3.- Data preparation
The models used in this project are pre-trained on the ImageNet dataset for object detection in images of size 224x224x3. To adapt our dataset to these models, we have implemented several image processing steps.
3.1 Image Scaling:
All images in our dataset will be scaled to a resolution of 224x224 pixels to match the input size used during the pre-training of our models.
3.2 Data Channels:
We will convert the images in our dataset to use RGB channels to ensure consistency with the pre-training conditions.
3.3 Data Augmentation:
To enhance the variety and balance of our dataset, we will apply various data augmentation techniques. These include adjustments to brightness, as well as the application of rotation, scaling, translation, and zooming.
Notebooks:
Name
Description
Data_Analysis
This section conducts data analysis on the integrated dataset to finalize the proposed dataset.
Preprocessing
The preprocessing phase converts image formats from grayscale to RGB, ensuring proper distribution of values across channels. It converts .png images to .jpg and applies data augmentation techniques.
Corruption
To evaluate how blurring affects images at different severity levels, we will use the blur function (img, s) from ImageNet-C. We will generate six distinct test sets, one for each level of severity corruption.
4.- Modelling
Modelling
We utilized the VGG-16 architecture for our emotion classification model. Below are the notebooks used in this stage:
Notebooks:
Name
Description
on_AffectNetFinal-Blurring-lv4.ipynb
Implements and trains the VGG-16 architecture using data augmentation techniques with blurring to enhance the model's robustness against image variations.
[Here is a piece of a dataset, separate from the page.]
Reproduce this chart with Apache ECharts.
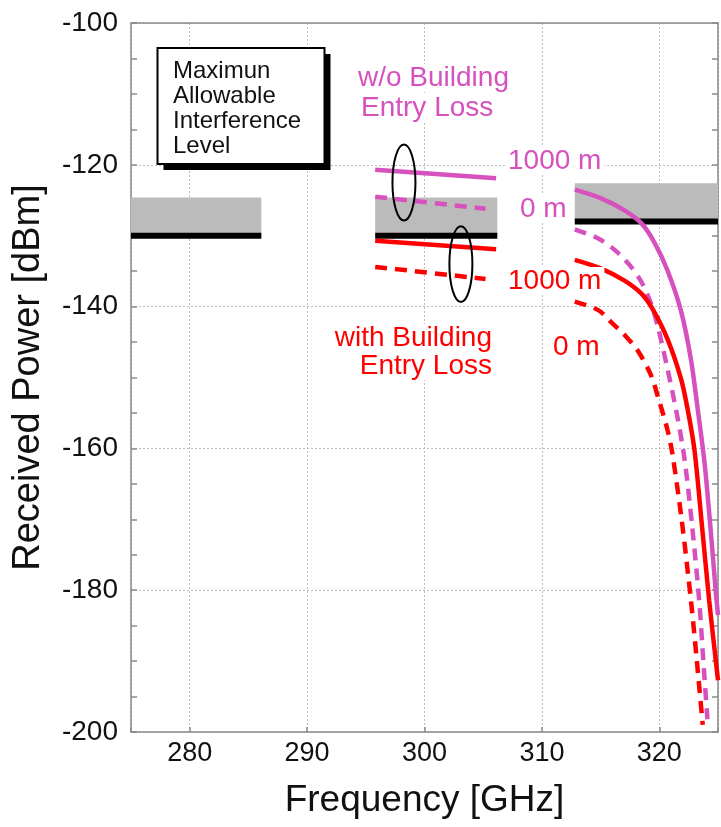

on_AffectNet-Final-nonblur.ipynb
Details the implementation and training of VGG-16 without blurring techniques, providing a comparison point to evaluate the effectiveness of data augmentation with blurring.
VGG16_Final_VSC_Server.ipynb
Consolidates the final results of the VGG-16 training, including performance metrics and visualization of the results.
VGG16_BinarryClassification_AffNetBinary.ipynb
Implements and trains the VGG-16 architecture on binary classification task of AffNetBinary Dataset.
5.- Evaluation
Name
Description
Inferance.ipynb
Load our trained models from saved .pth files and make inferance of the model.
6.- Project References
This project is based on several research papers and code repositories that are pivotal for the advancement of attention mechanisms and robustness in artificial intelligence models. Below are the key references used:
6.1 Academic Articles
Vaswani, A., Shazeer, N., Parmar, N., Uszkoreit, J., Jones, L., Gomez, A. N., Kaiser, Ł., & Polosukhin, I. (2017). "Attention Is All You Need." Neural Information Processing Systems (NIPS). Available at: https://arxiv.org/abs/1706.03762
Dosovitskiy, A., Beyer, L., Kolesnikov, A., Weissenborn, D., Zhai, X., Unterthiner, T., ... & Houlsby, N. (2020). "An Image is Worth 16x16 Words: Transformers for Image Recognition at Scale." International Conference on Learning Representations. Available at: https://openreview.net/forum?id=YicbFdNTTy
Li, S., Zhao, W., & Roy-Chowdhury, A. K. (2021). "Vision Transformers for Facial Emotion Recognition." Conference on Computer Vision and Pattern Recognition. Link not available.